Aim: Pictures excluded, return the lines below from the first through the line holding "penetration level Q1".

━━━

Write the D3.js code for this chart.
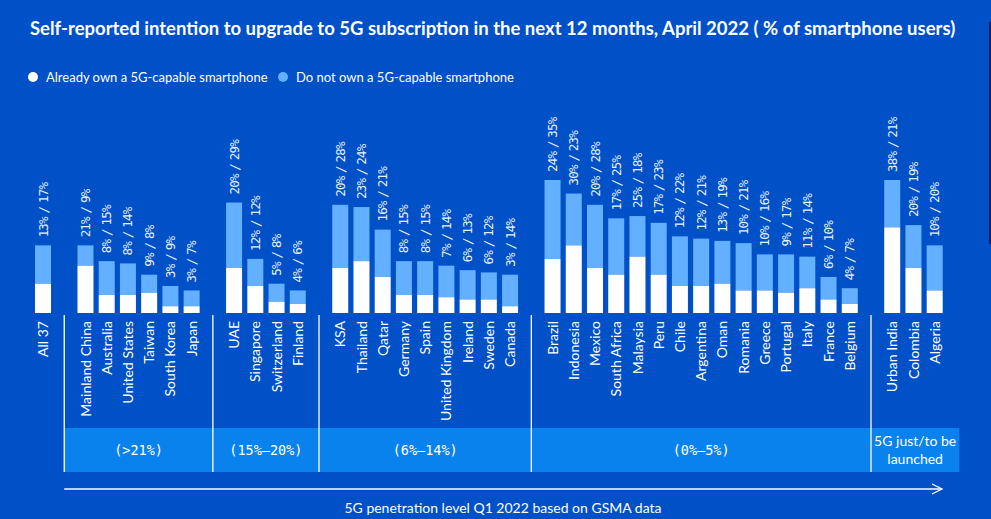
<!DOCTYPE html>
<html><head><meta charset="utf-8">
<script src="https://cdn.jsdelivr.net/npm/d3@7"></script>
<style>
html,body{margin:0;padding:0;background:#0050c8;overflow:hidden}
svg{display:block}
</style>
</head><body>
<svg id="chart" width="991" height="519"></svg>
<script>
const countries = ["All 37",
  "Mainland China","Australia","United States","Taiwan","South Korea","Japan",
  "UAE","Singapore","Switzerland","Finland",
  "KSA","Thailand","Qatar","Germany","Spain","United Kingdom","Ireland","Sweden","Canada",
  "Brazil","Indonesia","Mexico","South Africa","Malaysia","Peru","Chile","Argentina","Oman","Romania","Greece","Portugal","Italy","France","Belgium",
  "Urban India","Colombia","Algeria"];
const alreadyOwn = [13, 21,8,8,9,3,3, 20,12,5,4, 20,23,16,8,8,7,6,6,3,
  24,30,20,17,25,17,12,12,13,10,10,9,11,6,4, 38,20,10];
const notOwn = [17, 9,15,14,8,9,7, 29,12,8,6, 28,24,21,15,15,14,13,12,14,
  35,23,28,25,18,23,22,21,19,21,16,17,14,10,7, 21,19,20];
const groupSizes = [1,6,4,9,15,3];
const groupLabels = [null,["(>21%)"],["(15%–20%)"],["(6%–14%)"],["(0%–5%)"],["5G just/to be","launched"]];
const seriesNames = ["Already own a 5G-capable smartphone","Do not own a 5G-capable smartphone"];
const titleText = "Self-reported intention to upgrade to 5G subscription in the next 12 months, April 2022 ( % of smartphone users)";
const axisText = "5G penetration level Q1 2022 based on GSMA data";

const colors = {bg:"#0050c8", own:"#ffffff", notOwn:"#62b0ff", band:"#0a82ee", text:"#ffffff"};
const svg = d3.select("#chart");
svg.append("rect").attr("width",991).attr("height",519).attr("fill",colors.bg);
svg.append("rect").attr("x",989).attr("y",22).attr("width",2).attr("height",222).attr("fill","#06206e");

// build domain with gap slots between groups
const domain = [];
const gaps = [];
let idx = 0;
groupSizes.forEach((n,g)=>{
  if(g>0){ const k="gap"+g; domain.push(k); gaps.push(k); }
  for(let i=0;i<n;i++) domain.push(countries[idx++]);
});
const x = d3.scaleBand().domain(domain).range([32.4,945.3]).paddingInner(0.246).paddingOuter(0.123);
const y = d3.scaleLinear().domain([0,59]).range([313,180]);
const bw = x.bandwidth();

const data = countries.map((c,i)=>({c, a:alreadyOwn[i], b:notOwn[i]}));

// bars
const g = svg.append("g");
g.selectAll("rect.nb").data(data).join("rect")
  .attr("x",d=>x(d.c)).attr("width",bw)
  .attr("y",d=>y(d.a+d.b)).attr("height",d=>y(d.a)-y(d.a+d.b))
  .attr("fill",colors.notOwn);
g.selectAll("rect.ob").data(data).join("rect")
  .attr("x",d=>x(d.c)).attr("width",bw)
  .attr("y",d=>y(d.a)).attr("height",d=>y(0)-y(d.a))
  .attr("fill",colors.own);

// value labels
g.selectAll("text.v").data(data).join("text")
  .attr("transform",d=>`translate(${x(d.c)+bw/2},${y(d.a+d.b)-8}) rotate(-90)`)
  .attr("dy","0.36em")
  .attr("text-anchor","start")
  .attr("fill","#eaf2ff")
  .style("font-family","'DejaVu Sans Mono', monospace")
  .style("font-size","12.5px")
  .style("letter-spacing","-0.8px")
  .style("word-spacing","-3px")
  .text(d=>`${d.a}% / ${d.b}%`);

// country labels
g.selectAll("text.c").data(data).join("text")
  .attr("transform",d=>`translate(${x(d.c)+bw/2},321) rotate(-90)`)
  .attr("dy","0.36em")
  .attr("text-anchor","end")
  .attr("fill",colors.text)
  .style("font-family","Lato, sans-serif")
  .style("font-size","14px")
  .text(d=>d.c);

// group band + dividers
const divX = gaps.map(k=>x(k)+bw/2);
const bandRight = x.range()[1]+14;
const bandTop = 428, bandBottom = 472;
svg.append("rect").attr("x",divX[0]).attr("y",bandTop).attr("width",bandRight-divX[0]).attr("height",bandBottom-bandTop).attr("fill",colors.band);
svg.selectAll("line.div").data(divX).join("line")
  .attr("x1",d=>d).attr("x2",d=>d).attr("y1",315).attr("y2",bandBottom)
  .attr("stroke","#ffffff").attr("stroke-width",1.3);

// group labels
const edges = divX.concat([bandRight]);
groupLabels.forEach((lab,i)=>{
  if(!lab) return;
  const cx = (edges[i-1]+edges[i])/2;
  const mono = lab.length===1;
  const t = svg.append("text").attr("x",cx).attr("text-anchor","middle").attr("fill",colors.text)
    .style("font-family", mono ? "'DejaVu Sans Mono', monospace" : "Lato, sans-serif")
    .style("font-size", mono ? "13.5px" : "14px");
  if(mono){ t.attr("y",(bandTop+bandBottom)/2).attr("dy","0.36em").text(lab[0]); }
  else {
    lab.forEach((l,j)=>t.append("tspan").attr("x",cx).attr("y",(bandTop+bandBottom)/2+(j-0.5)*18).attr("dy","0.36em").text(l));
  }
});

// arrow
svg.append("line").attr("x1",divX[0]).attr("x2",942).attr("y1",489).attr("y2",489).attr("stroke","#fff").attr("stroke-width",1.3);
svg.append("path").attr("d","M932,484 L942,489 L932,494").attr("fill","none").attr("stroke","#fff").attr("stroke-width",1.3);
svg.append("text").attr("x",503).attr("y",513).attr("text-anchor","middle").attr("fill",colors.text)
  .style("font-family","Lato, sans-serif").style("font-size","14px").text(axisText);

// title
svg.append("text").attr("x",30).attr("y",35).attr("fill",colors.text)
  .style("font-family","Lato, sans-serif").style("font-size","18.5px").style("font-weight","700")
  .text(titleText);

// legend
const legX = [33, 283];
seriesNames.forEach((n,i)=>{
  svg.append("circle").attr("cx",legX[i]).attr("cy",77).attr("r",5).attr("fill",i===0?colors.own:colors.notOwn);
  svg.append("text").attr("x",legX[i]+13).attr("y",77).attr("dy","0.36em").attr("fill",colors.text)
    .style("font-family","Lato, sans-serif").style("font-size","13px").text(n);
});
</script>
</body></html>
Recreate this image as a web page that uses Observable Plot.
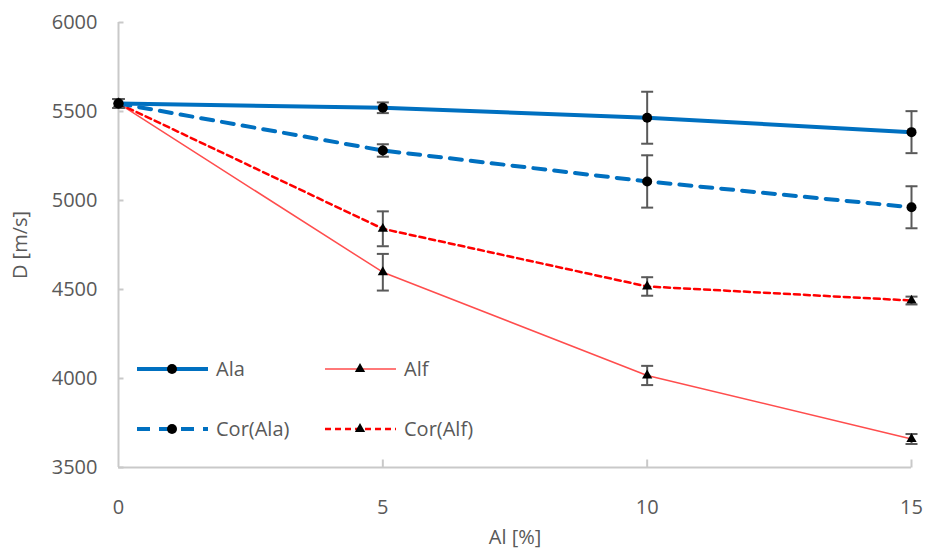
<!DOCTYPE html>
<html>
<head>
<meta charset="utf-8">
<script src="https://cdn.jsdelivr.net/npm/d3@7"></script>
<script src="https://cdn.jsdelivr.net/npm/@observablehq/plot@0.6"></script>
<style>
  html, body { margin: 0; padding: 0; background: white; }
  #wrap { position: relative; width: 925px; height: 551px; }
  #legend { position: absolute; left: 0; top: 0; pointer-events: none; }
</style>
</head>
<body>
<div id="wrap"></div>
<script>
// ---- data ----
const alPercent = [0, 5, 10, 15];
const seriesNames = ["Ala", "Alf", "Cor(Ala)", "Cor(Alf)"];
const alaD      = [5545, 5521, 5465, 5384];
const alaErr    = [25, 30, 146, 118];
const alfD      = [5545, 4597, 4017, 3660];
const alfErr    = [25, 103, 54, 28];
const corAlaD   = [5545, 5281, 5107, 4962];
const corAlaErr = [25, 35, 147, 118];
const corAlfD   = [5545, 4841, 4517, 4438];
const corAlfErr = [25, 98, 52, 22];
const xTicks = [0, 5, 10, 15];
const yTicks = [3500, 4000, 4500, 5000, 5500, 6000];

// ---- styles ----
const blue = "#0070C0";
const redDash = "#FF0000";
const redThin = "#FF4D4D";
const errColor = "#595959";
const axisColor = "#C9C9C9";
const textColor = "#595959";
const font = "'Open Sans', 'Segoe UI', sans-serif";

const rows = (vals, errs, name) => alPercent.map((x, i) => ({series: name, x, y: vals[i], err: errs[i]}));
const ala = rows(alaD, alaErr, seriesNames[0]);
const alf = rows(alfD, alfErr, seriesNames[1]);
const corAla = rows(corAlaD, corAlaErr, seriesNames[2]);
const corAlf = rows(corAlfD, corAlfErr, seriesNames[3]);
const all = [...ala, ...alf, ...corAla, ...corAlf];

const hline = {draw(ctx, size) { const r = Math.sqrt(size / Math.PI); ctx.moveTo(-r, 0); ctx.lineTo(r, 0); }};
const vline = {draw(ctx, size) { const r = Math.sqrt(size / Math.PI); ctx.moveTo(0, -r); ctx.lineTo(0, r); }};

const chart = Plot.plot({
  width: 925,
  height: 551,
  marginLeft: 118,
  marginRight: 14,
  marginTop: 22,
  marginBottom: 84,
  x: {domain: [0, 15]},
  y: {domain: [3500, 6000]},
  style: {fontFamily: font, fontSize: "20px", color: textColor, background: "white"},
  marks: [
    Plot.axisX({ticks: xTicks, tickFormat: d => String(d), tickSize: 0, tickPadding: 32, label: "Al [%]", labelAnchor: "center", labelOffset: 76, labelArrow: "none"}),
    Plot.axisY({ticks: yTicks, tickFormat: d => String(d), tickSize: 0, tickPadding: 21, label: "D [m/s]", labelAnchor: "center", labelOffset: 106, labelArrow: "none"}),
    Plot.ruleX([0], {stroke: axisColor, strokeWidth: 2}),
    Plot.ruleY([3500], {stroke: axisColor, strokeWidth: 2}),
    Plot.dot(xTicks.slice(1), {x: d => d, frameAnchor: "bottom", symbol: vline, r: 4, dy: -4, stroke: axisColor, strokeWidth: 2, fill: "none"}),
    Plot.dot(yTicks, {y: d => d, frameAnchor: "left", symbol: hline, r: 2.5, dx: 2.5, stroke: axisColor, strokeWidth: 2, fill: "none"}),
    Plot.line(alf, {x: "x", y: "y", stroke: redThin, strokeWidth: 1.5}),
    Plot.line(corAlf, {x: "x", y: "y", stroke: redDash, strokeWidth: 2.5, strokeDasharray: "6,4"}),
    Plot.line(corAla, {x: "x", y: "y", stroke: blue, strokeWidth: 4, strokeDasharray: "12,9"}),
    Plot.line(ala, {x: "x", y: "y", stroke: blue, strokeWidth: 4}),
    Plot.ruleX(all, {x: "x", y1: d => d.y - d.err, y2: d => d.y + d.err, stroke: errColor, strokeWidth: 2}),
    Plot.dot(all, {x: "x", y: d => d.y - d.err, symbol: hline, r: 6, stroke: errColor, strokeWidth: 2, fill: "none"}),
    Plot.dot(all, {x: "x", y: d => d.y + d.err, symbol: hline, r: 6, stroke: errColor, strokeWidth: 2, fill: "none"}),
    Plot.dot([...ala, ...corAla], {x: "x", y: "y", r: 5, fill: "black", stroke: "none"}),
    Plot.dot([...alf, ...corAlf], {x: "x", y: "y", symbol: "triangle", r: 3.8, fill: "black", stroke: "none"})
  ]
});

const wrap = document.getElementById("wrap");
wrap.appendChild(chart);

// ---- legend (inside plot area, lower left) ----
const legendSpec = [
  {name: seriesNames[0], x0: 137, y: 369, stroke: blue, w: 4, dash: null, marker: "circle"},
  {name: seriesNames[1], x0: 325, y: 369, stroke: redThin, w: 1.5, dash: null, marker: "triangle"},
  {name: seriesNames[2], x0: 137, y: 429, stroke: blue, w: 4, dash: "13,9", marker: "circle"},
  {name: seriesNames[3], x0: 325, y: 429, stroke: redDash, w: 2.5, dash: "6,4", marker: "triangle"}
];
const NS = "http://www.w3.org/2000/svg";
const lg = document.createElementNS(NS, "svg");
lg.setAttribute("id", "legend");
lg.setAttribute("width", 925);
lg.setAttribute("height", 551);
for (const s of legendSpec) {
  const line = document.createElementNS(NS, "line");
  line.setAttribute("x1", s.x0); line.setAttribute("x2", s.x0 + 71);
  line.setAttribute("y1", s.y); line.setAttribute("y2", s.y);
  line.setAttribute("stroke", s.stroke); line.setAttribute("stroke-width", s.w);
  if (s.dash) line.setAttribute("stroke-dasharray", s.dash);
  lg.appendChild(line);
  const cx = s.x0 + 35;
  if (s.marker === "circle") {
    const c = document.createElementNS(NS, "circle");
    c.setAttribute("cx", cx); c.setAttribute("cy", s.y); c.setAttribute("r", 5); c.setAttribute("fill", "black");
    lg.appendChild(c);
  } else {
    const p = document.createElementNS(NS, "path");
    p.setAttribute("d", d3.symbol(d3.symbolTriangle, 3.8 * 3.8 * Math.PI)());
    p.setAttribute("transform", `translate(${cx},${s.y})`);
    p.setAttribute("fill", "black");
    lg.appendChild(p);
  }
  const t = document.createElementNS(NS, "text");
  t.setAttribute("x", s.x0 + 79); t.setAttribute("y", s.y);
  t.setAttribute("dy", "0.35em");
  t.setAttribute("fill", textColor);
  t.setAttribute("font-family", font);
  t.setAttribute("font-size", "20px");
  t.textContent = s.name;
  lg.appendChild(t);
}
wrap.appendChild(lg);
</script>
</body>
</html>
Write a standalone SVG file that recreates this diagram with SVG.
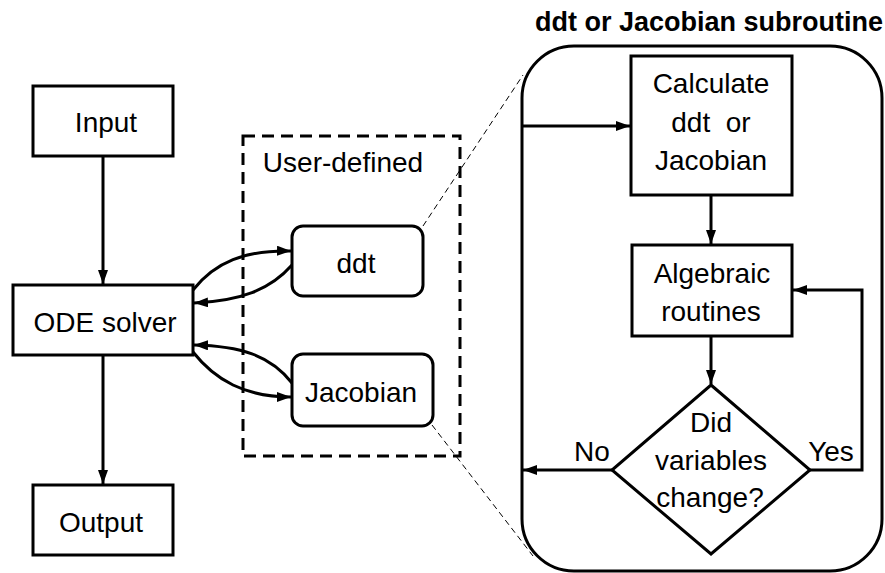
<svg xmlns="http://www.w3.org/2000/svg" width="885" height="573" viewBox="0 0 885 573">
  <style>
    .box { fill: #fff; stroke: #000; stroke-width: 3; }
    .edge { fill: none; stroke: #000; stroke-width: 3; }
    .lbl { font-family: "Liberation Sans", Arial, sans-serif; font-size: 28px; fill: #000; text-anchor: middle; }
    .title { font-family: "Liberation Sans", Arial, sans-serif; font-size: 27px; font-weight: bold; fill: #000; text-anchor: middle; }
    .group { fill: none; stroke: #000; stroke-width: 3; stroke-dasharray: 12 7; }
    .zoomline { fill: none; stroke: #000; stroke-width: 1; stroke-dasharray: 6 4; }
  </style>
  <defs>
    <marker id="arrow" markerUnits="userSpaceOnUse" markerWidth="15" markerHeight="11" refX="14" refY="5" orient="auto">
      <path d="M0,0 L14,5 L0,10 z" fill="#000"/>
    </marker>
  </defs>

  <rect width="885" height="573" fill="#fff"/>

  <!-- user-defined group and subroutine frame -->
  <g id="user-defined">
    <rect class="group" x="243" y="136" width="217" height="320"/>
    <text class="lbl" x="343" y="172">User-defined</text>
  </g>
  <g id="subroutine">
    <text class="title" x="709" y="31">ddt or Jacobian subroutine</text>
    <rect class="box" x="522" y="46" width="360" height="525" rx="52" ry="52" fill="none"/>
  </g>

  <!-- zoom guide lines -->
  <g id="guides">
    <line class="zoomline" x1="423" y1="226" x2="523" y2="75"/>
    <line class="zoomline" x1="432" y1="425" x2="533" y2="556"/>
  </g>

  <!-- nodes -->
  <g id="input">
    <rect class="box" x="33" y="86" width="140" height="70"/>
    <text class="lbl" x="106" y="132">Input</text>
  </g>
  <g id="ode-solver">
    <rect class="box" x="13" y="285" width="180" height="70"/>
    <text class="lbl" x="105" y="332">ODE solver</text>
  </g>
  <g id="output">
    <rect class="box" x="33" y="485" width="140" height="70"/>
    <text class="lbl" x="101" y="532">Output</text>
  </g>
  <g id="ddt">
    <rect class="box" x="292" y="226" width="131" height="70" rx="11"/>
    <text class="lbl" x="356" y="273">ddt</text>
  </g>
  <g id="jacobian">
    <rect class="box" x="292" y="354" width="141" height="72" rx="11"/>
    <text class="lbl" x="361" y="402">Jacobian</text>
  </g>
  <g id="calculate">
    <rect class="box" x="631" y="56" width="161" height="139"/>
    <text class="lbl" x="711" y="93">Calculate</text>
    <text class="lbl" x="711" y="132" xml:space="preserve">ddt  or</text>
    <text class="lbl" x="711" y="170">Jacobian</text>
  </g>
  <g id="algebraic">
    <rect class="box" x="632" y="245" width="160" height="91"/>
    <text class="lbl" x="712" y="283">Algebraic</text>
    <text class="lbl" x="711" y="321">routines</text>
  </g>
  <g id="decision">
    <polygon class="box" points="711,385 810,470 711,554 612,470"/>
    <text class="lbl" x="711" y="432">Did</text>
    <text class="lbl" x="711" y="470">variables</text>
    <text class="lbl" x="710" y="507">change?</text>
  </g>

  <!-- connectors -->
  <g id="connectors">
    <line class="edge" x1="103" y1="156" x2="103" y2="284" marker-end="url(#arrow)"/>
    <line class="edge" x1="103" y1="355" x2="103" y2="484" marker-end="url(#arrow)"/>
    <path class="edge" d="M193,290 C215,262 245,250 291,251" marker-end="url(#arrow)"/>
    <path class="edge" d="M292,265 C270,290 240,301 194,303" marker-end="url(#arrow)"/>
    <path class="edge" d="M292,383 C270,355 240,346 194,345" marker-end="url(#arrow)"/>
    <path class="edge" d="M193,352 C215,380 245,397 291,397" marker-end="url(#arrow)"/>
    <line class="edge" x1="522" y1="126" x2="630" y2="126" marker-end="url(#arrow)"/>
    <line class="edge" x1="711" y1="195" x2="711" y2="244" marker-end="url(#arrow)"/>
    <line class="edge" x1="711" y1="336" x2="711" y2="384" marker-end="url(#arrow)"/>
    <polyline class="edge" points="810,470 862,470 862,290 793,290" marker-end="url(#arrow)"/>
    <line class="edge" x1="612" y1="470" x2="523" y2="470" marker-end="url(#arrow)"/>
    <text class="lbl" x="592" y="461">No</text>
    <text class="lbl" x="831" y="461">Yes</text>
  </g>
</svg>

━━━

Written solution:
Write the D3.js code for this chart.
<!DOCTYPE html>
<html><head><meta charset="utf-8">
<script src="https://cdn.jsdelivr.net/npm/d3@7"></script>
<style>
html,body{margin:0;padding:0;background:#0050c8;overflow:hidden}
svg{display:block}
</style>
</head><body>
<svg id="chart" width="991" height="519"></svg>
<script>
const countries = ["All 37",
  "Mainland China","Australia","United States","Taiwan","South Korea","Japan",
  "UAE","Singapore","Switzerland","Finland",
  "KSA","Thailand","Qatar","Germany","Spain","United Kingdom","Ireland","Sweden","Canada",
  "Brazil","Indonesia","Mexico","South Africa","Malaysia","Peru","Chile","Argentina","Oman","Romania","Greece","Portugal","Italy","France","Belgium",
  "Urban India","Colombia","Algeria"];
const alreadyOwn = [13, 21,8,8,9,3,3, 20,12,5,4, 20,23,16,8,8,7,6,6,3,
  24,30,20,17,25,17,12,12,13,10,10,9,11,6,4, 38,20,10];
const notOwn = [17, 9,15,14,8,9,7, 29,12,8,6, 28,24,21,15,15,14,13,12,14,
  35,23,28,25,18,23,22,21,19,21,16,17,14,10,7, 21,19,20];
const groupSizes = [1,6,4,9,15,3];
const groupLabels = [null,["(>21%)"],["(15%–20%)"],["(6%–14%)"],["(0%–5%)"],["5G just/to be","launched"]];
const seriesNames = ["Already own a 5G-capable smartphone","Do not own a 5G-capable smartphone"];
const titleText = "Self-reported intention to upgrade to 5G subscription in the next 12 months, April 2022 ( % of smartphone users)";
const axisText = "5G penetration level Q1 2022 based on GSMA data";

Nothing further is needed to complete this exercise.